• _Instruction_
Reproduce each line of the listing exactly.

--- START OF Information shown ---

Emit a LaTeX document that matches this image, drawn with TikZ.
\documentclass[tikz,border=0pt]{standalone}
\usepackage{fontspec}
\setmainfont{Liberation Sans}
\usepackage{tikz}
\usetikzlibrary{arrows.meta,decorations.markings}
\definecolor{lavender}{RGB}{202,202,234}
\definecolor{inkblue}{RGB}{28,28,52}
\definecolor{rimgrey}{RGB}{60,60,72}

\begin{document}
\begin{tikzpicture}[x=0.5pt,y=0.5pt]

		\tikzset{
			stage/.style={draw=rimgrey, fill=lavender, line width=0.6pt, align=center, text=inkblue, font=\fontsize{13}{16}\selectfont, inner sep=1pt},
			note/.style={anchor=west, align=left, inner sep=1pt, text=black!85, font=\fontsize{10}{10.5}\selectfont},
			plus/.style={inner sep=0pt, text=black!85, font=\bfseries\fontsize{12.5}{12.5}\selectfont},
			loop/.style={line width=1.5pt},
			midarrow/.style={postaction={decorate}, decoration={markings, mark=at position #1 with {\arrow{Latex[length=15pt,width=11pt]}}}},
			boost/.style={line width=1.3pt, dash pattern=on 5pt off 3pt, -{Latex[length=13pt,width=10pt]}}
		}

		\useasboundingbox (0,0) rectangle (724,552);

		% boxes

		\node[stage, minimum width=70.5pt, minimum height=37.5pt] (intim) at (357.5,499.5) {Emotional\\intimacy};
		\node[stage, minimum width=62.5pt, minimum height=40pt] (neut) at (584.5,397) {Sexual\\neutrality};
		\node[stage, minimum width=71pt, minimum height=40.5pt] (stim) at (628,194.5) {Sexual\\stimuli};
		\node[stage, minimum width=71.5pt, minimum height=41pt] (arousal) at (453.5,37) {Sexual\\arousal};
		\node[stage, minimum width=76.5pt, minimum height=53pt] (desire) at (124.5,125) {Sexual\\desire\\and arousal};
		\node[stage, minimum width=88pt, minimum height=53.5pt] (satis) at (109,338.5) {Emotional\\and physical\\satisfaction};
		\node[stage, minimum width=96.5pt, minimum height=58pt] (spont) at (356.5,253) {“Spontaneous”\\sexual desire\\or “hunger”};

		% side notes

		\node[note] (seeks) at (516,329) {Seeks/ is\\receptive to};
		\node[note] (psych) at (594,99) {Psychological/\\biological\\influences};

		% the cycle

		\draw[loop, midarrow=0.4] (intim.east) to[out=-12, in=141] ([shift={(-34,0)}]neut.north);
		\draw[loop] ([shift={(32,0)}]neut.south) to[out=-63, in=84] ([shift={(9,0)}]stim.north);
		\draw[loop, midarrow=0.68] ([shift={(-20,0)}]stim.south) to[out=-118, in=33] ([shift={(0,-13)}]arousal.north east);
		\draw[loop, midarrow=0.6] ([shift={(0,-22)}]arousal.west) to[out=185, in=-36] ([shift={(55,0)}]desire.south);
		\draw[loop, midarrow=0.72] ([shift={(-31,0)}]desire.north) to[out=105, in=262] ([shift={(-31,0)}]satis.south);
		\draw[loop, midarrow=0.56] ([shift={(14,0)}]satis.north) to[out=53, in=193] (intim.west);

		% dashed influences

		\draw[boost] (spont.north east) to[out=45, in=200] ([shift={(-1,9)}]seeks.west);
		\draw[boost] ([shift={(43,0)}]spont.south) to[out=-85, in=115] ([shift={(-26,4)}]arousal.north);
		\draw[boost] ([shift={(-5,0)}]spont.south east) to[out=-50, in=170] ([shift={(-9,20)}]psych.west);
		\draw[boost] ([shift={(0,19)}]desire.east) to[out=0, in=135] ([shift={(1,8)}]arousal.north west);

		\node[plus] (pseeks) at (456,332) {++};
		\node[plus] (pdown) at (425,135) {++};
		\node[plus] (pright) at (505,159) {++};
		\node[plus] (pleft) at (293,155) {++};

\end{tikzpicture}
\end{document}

--- END OF Information shown ---

• _Written answer_
Emit a LaTeX document that matches this image, drawn with TikZ.
\documentclass[tikz,border=0pt]{standalone}
\usepackage{fontspec}
\setmainfont{Liberation Sans}
\usepackage{tikz}
\usetikzlibrary{arrows.meta,decorations.markings}
\definecolor{lavender}{RGB}{202,202,234}
\definecolor{inkblue}{RGB}{28,28,52}
\definecolor{rimgrey}{RGB}{60,60,72}

\begin{document}
\begin{tikzpicture}[x=0.5pt,y=0.5pt]

		\tikzset{
			stage/.style={draw=rimgrey, fill=lavender, line width=0.6pt, align=center, text=inkblue, font=\fontsize{13}{16}\selectfont, inner sep=1pt},
			note/.style={anchor=west, align=left, inner sep=1pt, text=black!85, font=\fontsize{10}{10.5}\selectfont},
			plus/.style={inner sep=0pt, text=black!85, font=\bfseries\fontsize{12.5}{12.5}\selectfont},
			loop/.style={line width=1.5pt},
			midarrow/.style={postaction={decorate}, decoration={markings, mark=at position #1 with {\arrow{Latex[length=15pt,width=11pt]}}}},
			boost/.style={line width=1.3pt, dash pattern=on 5pt off 3pt, -{Latex[length=13pt,width=10pt]}}
		}

		\useasboundingbox (0,0) rectangle (724,552);

		% boxes

		\node[stage, minimum width=70.5pt, minimum height=37.5pt] (intim) at (357.5,499.5) {Emotional\\intimacy};
		\node[stage, minimum width=62.5pt, minimum height=40pt] (neut) at (584.5,397) {Sexual\\neutrality};
		\node[stage, minimum width=71pt, minimum height=40.5pt] (stim) at (628,194.5) {Sexual\\stimuli};
		\node[stage, minimum width=71.5pt, minimum height=41pt] (arousal) at (453.5,37) {Sexual\\arousal};
		\node[stage, minimum width=76.5pt, minimum height=53pt] (desire) at (124.5,125) {Sexual\\desire\\and arousal};
		\node[stage, minimum width=88pt, minimum height=53.5pt] (satis) at (109,338.5) {Emotional\\and physical\\satisfaction};
		\node[stage, minimum width=96.5pt, minimum height=58pt] (spont) at (356.5,253) {“Spontaneous”\\sexual desire\\or “hunger”};

		% side notes

		\node[note] (seeks) at (516,329) {Seeks/ is\\receptive to};
		\node[note] (psych) at (594,99) {Psychological/\\biological\\influences};

		% the cycle

		\draw[loop, midarrow=0.4] (intim.east) to[out=-12, in=141] ([shift={(-34,0)}]neut.north);
		\draw[loop] ([shift={(32,0)}]neut.south) to[out=-63, in=84] ([shift={(9,0)}]stim.north);
		\draw[loop, midarrow=0.68] ([shift={(-20,0)}]stim.south) to[out=-118, in=33] ([shift={(0,-13)}]arousal.north east);
		\draw[loop, midarrow=0.6] ([shift={(0,-22)}]arousal.west) to[out=185, in=-36] ([shift={(55,0)}]desire.south);
		\draw[loop, midarrow=0.72] ([shift={(-31,0)}]desire.north) to[out=105, in=262] ([shift={(-31,0)}]satis.south);
		\draw[loop, midarrow=0.56] ([shift={(14,0)}]satis.north) to[out=53, in=193] (intim.west);

		% dashed influences

		\draw[boost] (spont.north east) to[out=45, in=200] ([shift={(-1,9)}]seeks.west);
		\draw[boost] ([shift={(43,0)}]spont.south) to[out=-85, in=115] ([shift={(-26,4)}]arousal.north);
		\draw[boost] ([shift={(-5,0)}]spont.south east) to[out=-50, in=170] ([shift={(-9,20)}]psych.west);
		\draw[boost] ([shift={(0,19)}]desire.east) to[out=0, in=135] ([shift={(1,8)}]arousal.north west);

		\node[plus] (pseeks) at (456,332) {++};
		\node[plus] (pdown) at (425,135) {++};
		\node[plus] (pright) at (505,159) {++};
		\node[plus] (pleft) at (293,155) {++};

\end{tikzpicture}
\end{document}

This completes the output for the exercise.